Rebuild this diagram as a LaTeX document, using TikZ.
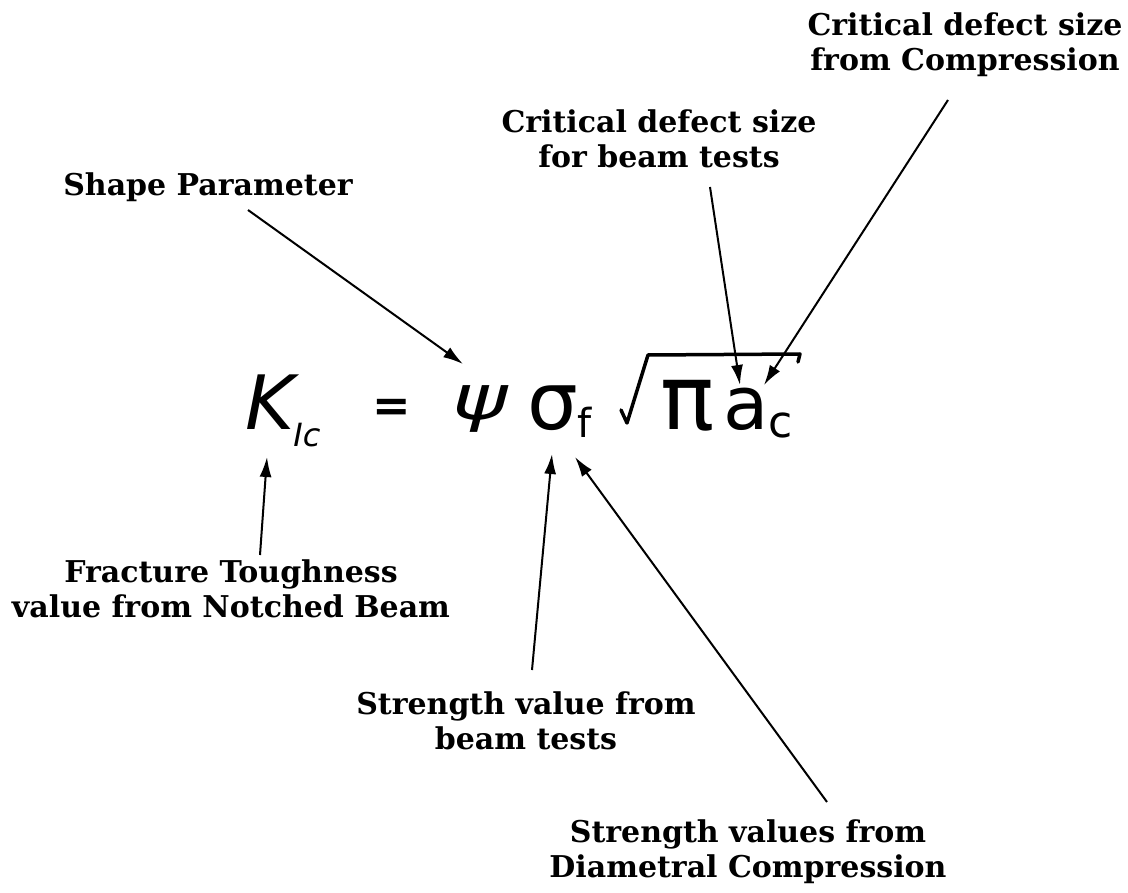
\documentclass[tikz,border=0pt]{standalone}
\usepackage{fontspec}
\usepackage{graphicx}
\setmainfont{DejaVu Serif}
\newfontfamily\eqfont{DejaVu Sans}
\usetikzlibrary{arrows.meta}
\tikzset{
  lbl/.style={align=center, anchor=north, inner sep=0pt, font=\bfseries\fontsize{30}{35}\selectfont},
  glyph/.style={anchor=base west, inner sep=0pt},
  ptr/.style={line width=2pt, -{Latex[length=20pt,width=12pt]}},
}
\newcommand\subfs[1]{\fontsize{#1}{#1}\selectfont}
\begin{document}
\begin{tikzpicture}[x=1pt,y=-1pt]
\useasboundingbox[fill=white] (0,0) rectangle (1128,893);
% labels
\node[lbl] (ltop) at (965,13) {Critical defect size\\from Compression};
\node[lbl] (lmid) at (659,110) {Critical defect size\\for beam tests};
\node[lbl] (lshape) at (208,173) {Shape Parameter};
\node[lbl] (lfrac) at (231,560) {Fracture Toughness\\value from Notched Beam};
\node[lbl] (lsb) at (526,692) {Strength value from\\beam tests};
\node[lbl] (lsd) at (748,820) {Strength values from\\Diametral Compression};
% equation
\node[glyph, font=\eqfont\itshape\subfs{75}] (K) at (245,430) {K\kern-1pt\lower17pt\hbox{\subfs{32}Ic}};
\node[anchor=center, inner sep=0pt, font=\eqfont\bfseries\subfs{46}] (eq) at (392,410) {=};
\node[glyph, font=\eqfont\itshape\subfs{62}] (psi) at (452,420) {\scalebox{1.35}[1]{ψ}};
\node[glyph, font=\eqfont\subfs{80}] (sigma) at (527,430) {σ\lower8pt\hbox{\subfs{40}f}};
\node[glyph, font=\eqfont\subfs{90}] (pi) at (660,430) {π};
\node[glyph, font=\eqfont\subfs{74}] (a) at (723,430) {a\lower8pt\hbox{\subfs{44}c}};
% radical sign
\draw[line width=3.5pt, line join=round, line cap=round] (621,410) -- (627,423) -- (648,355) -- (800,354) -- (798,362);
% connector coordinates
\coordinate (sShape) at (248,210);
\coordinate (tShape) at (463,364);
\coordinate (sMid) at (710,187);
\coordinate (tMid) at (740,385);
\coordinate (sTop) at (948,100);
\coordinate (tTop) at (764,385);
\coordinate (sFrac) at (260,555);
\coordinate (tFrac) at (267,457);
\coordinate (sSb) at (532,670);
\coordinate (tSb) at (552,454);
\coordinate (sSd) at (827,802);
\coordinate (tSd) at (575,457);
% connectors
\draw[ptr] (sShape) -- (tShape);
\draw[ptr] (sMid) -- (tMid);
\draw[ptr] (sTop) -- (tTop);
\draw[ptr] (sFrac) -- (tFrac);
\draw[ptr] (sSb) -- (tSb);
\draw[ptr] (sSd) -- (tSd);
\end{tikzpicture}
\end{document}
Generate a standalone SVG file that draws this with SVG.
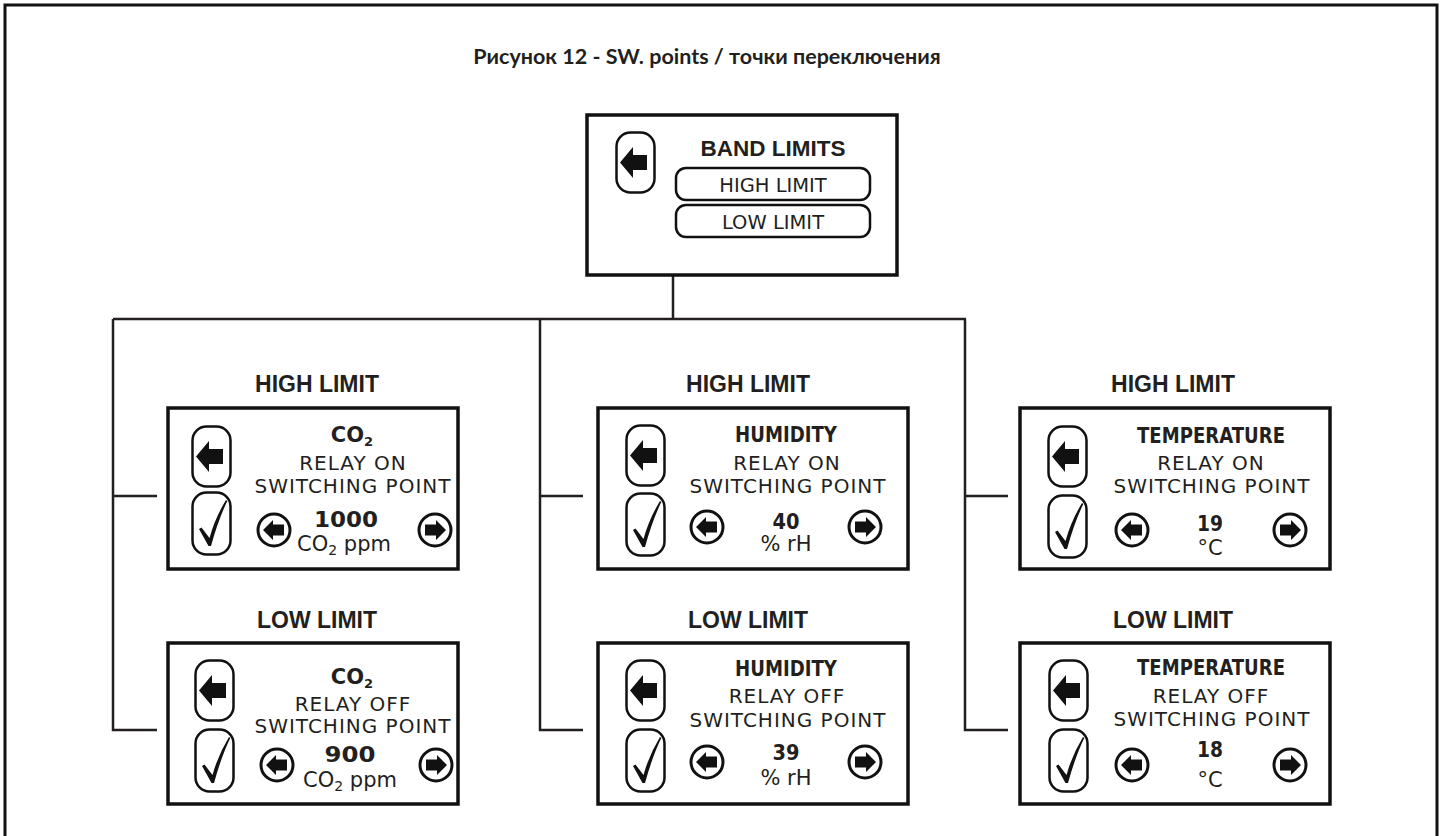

+ + + + +

§ **The problem**
Every record must be copied exactly, with the pictures left out.

§ **Worked solution**
Rebuild this diagram as a LaTeX document, using TikZ.
\documentclass[tikz,border=0pt]{standalone}
\usepackage{fontspec}
\usepackage{graphicx}
\setmainfont{DejaVu Serif}
\newfontfamily\eqfont{DejaVu Sans}
\usetikzlibrary{arrows.meta}
\tikzset{
  lbl/.style={align=center, anchor=north, inner sep=0pt, font=\bfseries\fontsize{30}{35}\selectfont},
  glyph/.style={anchor=base west, inner sep=0pt},
  ptr/.style={line width=2pt, -{Latex[length=20pt,width=12pt]}},
}
\newcommand\subfs[1]{\fontsize{#1}{#1}\selectfont}
\begin{document}
\begin{tikzpicture}[x=1pt,y=-1pt]
\useasboundingbox[fill=white] (0,0) rectangle (1128,893);
% labels
\node[lbl] (ltop) at (965,13) {Critical defect size\\from Compression};
\node[lbl] (lmid) at (659,110) {Critical defect size\\for beam tests};
\node[lbl] (lshape) at (208,173) {Shape Parameter};
\node[lbl] (lfrac) at (231,560) {Fracture Toughness\\value from Notched Beam};
\node[lbl] (lsb) at (526,692) {Strength value from\\beam tests};
\node[lbl] (lsd) at (748,820) {Strength values from\\Diametral Compression};
% equation
\node[glyph, font=\eqfont\itshape\subfs{75}] (K) at (245,430) {K\kern-1pt\lower17pt\hbox{\subfs{32}Ic}};
\node[anchor=center, inner sep=0pt, font=\eqfont\bfseries\subfs{46}] (eq) at (392,410) {=};
\node[glyph, font=\eqfont\itshape\subfs{62}] (psi) at (452,420) {\scalebox{1.35}[1]{ψ}};
\node[glyph, font=\eqfont\subfs{80}] (sigma) at (527,430) {σ\lower8pt\hbox{\subfs{40}f}};
\node[glyph, font=\eqfont\subfs{90}] (pi) at (660,430) {π};
\node[glyph, font=\eqfont\subfs{74}] (a) at (723,430) {a\lower8pt\hbox{\subfs{44}c}};
% radical sign
\draw[line width=3.5pt, line join=round, line cap=round] (621,410) -- (627,423) -- (648,355) -- (800,354) -- (798,362);
% connector coordinates
\coordinate (sShape) at (248,210);
\coordinate (tShape) at (463,364);
\coordinate (sMid) at (710,187);
\coordinate (tMid) at (740,385);
\coordinate (sTop) at (948,100);
\coordinate (tTop) at (764,385);
\coordinate (sFrac) at (260,555);
\coordinate (tFrac) at (267,457);
\coordinate (sSb) at (532,670);
\coordinate (tSb) at (552,454);
\coordinate (sSd) at (827,802);
\coordinate (tSd) at (575,457);
% connectors
\draw[ptr] (sShape) -- (tShape);
\draw[ptr] (sMid) -- (tMid);
\draw[ptr] (sTop) -- (tTop);
\draw[ptr] (sFrac) -- (tFrac);
\draw[ptr] (sSb) -- (tSb);
\draw[ptr] (sSd) -- (tSd);
\end{tikzpicture}
\end{document}
Generate a standalone SVG file that draws this with SVG.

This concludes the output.